Should be removable. Mine has a hole in the bottom of each thimble. In the hole is a machine screw into the bottom of the barrel.
 
They use just about the smallest wrench in a set of Allen wrenches & sometimes feel like yer gonna wring it off before they decide to turn loose.
 
Get a harbor freight magnetized ash tray looking bowl, worth every penny to avoid the archeological dig in your shop looking for those dam tiny screws! an old speaker magnet works too!
i have 3 of them. filled with broken springs, and iron filings from draw filing! also have a couple cow magnets strategically placed about. they look like hedge hogs with iron filings.
did I ever tell you guy's I am a slob? need to dedicate a week to cleaning and putting stuff away.
 
i have 3 of them. filled with broken springs, and iron filings from draw filing! also have a couple cow magnets strategically placed about. they look like hedge hogs with iron filings.
did I ever tell you guy's I am a slob? need to dedicate a week to cleaning and putting stuff away.
If you do that... you'll never find anything!
 
I have a rail under my T/C 50 cal Hawken that has 2 brass thimbles attached for the ramrod. Are these thimbles removable? I would like to re-blue the barrel eventually with the brass removed.

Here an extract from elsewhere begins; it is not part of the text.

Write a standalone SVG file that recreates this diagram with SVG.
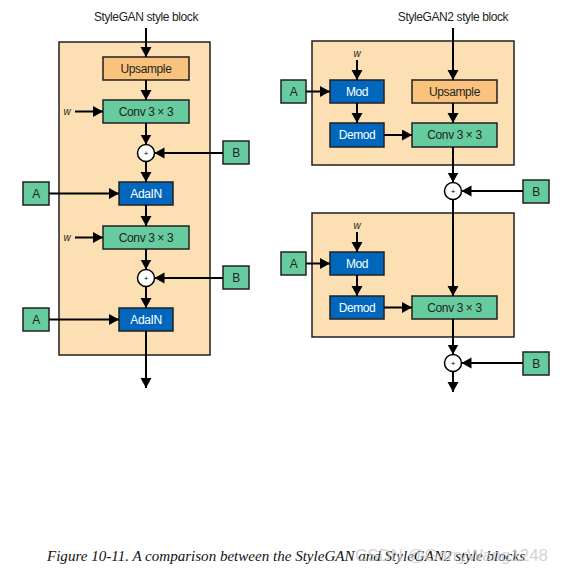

As others have said, removable with access through thimble. Sometimes the screws will be Allen head, other times slotted. Suggest you don’t attempt removing the screws until actually necessary for what you are doing. I have experienced screws with improper tempering and their heads shattered when attempting to remove them. I have experienced this with TC thimble screws, rib screws and locks screws. Just a word of caution.
 
As others have said, removable with access through thimble. Sometimes the screws will be Allen head, other times slotted. Suggest you don’t attempt removing the screws until actually necessary for what you are doing. I have experienced screws with improper tempering and their heads shattered when attempting to remove them. I have experienced this with TC thimble screws, rib screws and locks screws. Just a word of caution.

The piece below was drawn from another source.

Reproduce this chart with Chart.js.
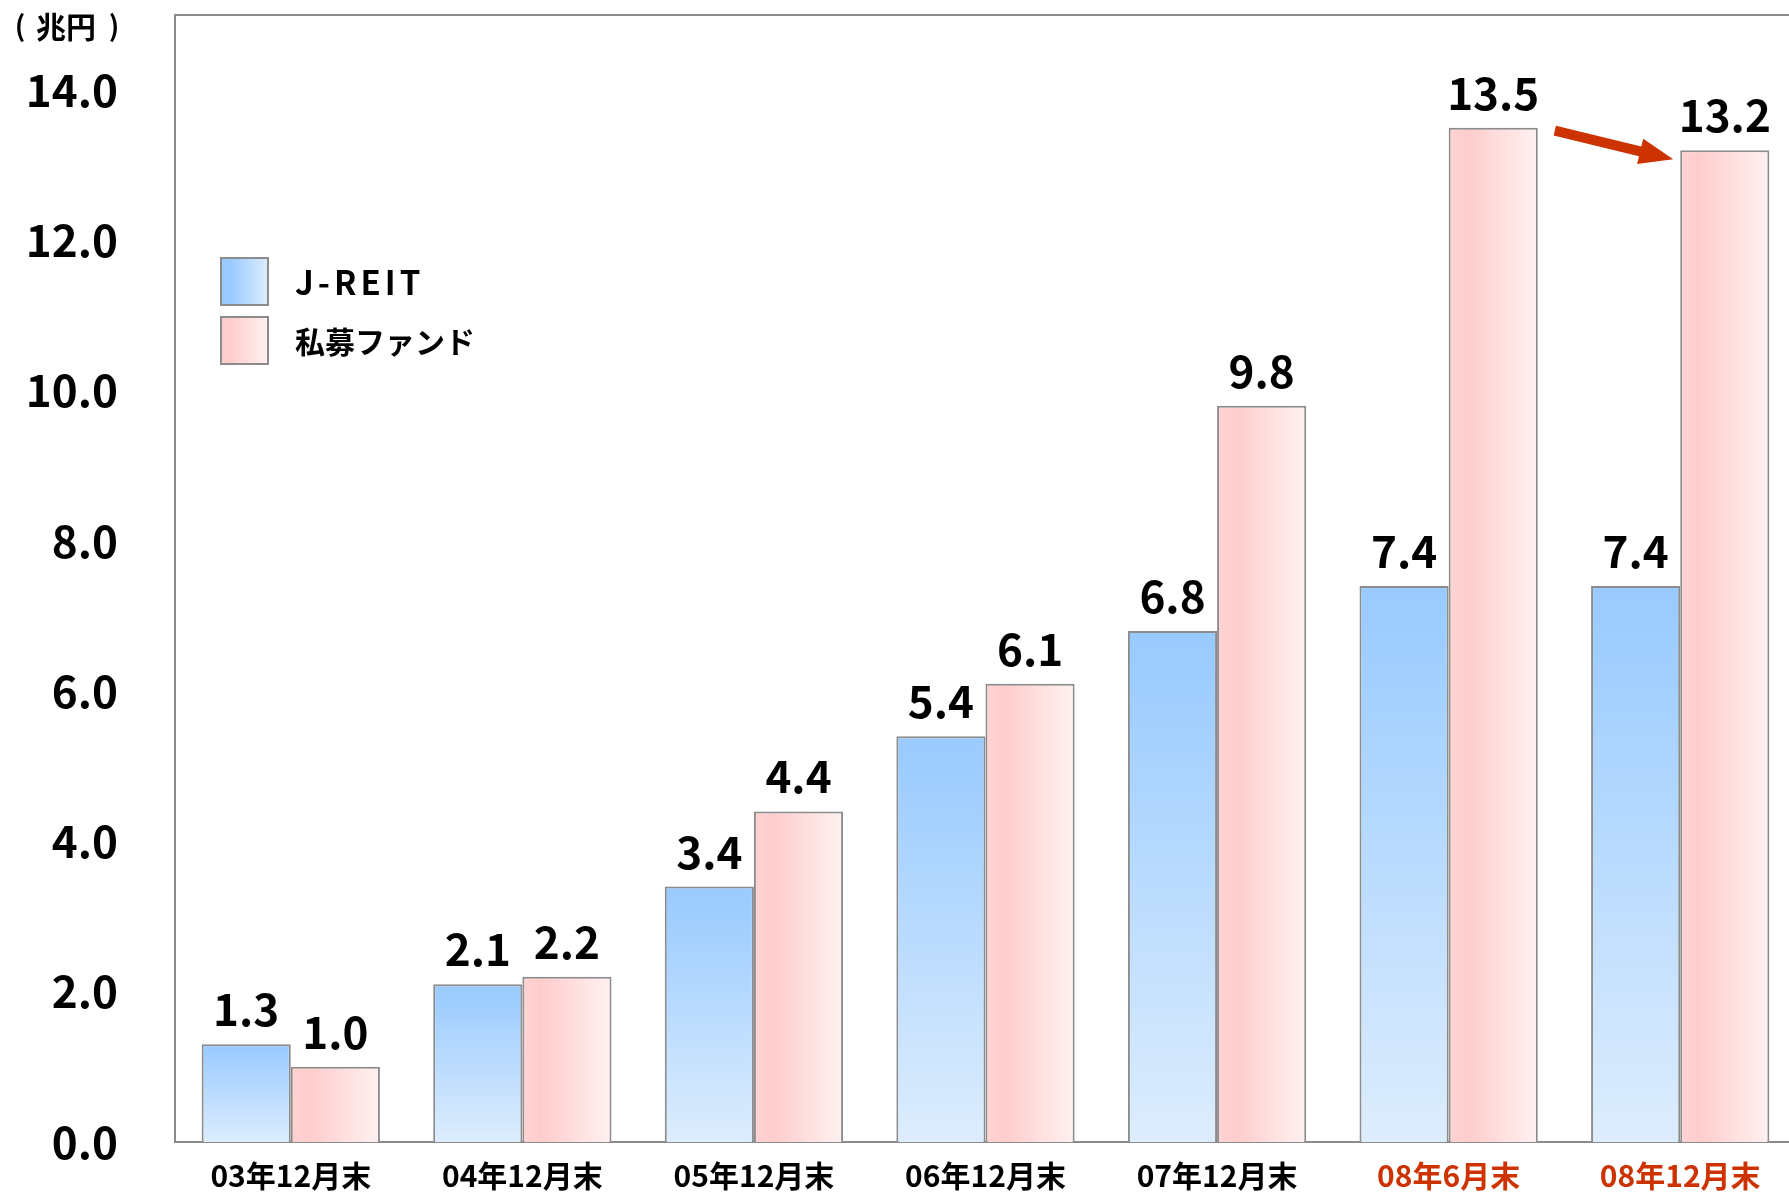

Yep. As much as I love my TC's they sure picked some odd things to cheap out on. Screws that are either too soft or too brittle and the overuse of hot melt glue instead of having a little tighter tolerances when fitting parts to the stock are probably my two biggest pet peeves with them.
 
And why they use the Smallest Allen head size I mean it’s almost a wire size Allen wrench. Amazing what these manufacturers do. P..S You may want to spray or drip them with a little break free first and let them sit for a little before trying to crack them loose.
 
And why they use the Smallest Allen head size I mean it’s almost a wire size Allen wrench. Amazing what these manufacturers do. P..S You may want to spray or drip them with a little break free first and let them sit for a little before trying to crack them loose.
Yes, what Tenring said, and a bit of well placed heat from a torch before you drop the Kroil helps too!
 
O.K. Thanks for all the great advice and suggestions. Here is what I found out... a fat headed slotted screw holding the rail to the barrel at the muzzle, 2 mm allen screws holding the thimbles to the rail, and a conical head screw holding the rail to the barrel at the breech end. Thankfully none of these screws were overly tight. I got them all to move without breaking any.